Religion, education clash

0 Comments | Deseret News (Salt Lake City), Dec 17, 2005 | by Jessica Zisko The Press-Enterprise

In public schools, textbooks tell students that Roe vs. Wade gave women the right to choose an abortion. Textbooks in some Christian schools say the landmark Supreme Court case advanced the "slaughter" of the unborn.

Public school students read that Mark Twain was a great American author. Their peers in some Christian schools also read about him, but as a man who rejected his creator and was hopeless.

University of California officials say some lessons in Christian textbooks don't meet their admissions standards. Their belief has led to a lawsuit that pits the public university system against six students of a Murrieta, Calif., Christian school who say their religious views hurt their chances of being accepted for enrollment by the university.

The suit, scheduled for a hearing Monday in U.S. District Court in Los Angeles, centers on three classes offered at Calvary Chapel Christian School that university officials have refused to certify for admissions credit.

High school students who want to attend a university campus must complete a sequence of university-approved college-preparatory courses. The lawsuit says the university system discriminated against the Christian students by refusing to certify the classes, therefore preventing them from taking the Calvary courses they want.

University officials argue that they have a right to set admissions standards to ensure that students are ready for college and say they consistently reject courses from both public and private schools for not meeting those benchmarks.

"There is a trend in higher education to eliminate God from everything," says Robert Tyler, one of the school's attorneys.

The outcome of the court battle could have powerful ramifications for admissions policies at other public universities because the 10- campus University of California is considered a flagship system nationwide, experts say.

"The UC is so important that other universities will follow what they do," said Steven Roy Goodman, a Washington, D.C.-based educational consultant who has advised college-bound students on applications for nearly two decades.

Christian-education advocates also are watching. They say a defeat for their side could undermine the ability of Christian schools to teach their beliefs because students would have less access to a University of California education.

The Calvary students, their school and the Association of Christian Schools International filed the lawsuit.

None of the students has been rejected by the university. Two are seniors and will apply this winter. The others are juniors and sophomores who plan to apply.

Attorneys for the school have refused requests to let the students or their families comment on the case.

The suit lists Cody Young as one of the Calvary students. The senior plays on the varsity basketball team and has high test scores. He hopes to study aerospace engineering at the University of California-San Diego, according to the suit.

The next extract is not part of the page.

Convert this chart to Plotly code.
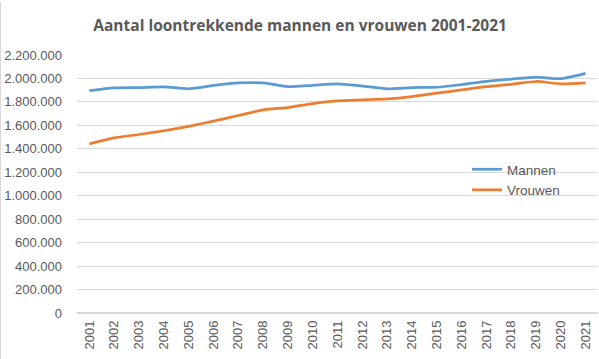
import plotly.graph_objects as go

years = [str(y) for y in range(2001, 2022)]
mannen = [1896000, 1919000, 1922000, 1928000, 1912000, 1940000, 1962000, 1962000, 1930000, 1942000,
          1954000, 1935000, 1912000, 1922000, 1925000, 1948000, 1975000, 1995000, 2012000, 1998000, 2043000]
vrouwen = [1442000, 1493000, 1522000, 1554000, 1592000, 1636000, 1684000, 1732000, 1752000, 1785000,
           1808000, 1817000, 1826000, 1846000, 1874000, 1902000, 1930000, 1950000, 1974000, 1954000, 1962000]
y_ticks = list(range(0, 2200001, 200000))
y_labels = ["0"] + [f"{v:,}".replace(",", ".") for v in y_ticks[1:]]

fig = go.Figure()
fig.add_trace(go.Scatter(x=years, y=mannen, name="Mannen", mode="lines",
                         line=dict(color="#5B9BD5", width=2.75, shape="spline", smoothing=0.6)))
fig.add_trace(go.Scatter(x=years, y=vrouwen, name="Vrouwen", mode="lines",
                         line=dict(color="#ED7D31", width=2.75, shape="spline", smoothing=0.6)))

L, R, T, B = 77, 1, 55, 46
PW, PH = 599 - L - R, 359 - T - B

fig.update_layout(
    width=599, height=359,
    margin=dict(l=L, r=R, t=T, b=B),
    paper_bgcolor="white", plot_bgcolor="white",
    font=dict(family="Liberation Sans, Arial, sans-serif", size=13, color="#595959"),
    title=dict(text="<b>Aantal loontrekkende mannen en vrouwen 2001-2021</b>",
               x=0.501, xanchor="center", y=1 - 26 / 359, yanchor="middle", yref="container",
               font=dict(size=15.5, color="#595959", family="Open Sans, Liberation Sans, sans-serif")),
    xaxis=dict(type="category", range=[-0.5, 20.5], tickangle=-90, showgrid=False,
               showline=False, ticks="", ticklabelstandoff=4, tickfont=dict(size=13, color="#595959")),
    yaxis=dict(range=[0, 2200000], tickvals=y_ticks, ticktext=y_labels, showgrid=True,
               gridcolor="#D9D9D9", gridwidth=1, zeroline=True, zerolinecolor="#D9D9D9",
               showline=False, ticks="", ticklabelstandoff=14, tickfont=dict(size=13, color="#595959")),
    showlegend=True,
    legend=dict(x=(467 - L) / PW, y=(359 - B - 154) / PH, xanchor="left", yanchor="top",
                bgcolor="rgba(0,0,0,0)", font=dict(size=13.5, color="#595959"),
                itemwidth=30, tracegroupgap=0),
    shapes=[dict(type="line", xref="paper", yref="paper", x0=-(L - 0.5) / PW, x1=-(L - 0.5) / PW,
                 y0=-B / PH, y1=(PH + T - 2) / PH, line=dict(color="#D9D9D9", width=1))],
)

fig.write_html("out.html", config={"displayModeBar": False},
               post_script="document.body.style.margin='0';document.body.style.overflow='hidden';")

The lawsuit highlights a growing nationwide clash over what, and how, high school students should learn before college.

In Pennsylvania, a judge is expected to rule by January on whether a school district can teach intelligent design -- the theory that life is so complex that the universe must have been created by an intelligent force -- alongside evolution. In Kansas, the state Board of Education in November deleted the teaching of evolution from the state's science curriculum.

The Murrieta students' lawsuit goes beyond science. It also addresses one literature and two history courses that university officials have refused to certify, identifying them and the textbooks they use as biased or contradictory to knowledge "generally accepted" in the collegiate community, according to the suit.

"They are citizens with a right to that education just as much as any student," said Ken Smitherman, president of the Association of Christian Schools International. "Just because they chose private education should not eliminate them."

University officials say they have the authority to set academic benchmarks so students can be successful later in life.

"There's no mandate that the schools are not allowed to teach these courses," university attorney Christopher Patti said. "All the university is doing is setting standards for what students need to know when they get here."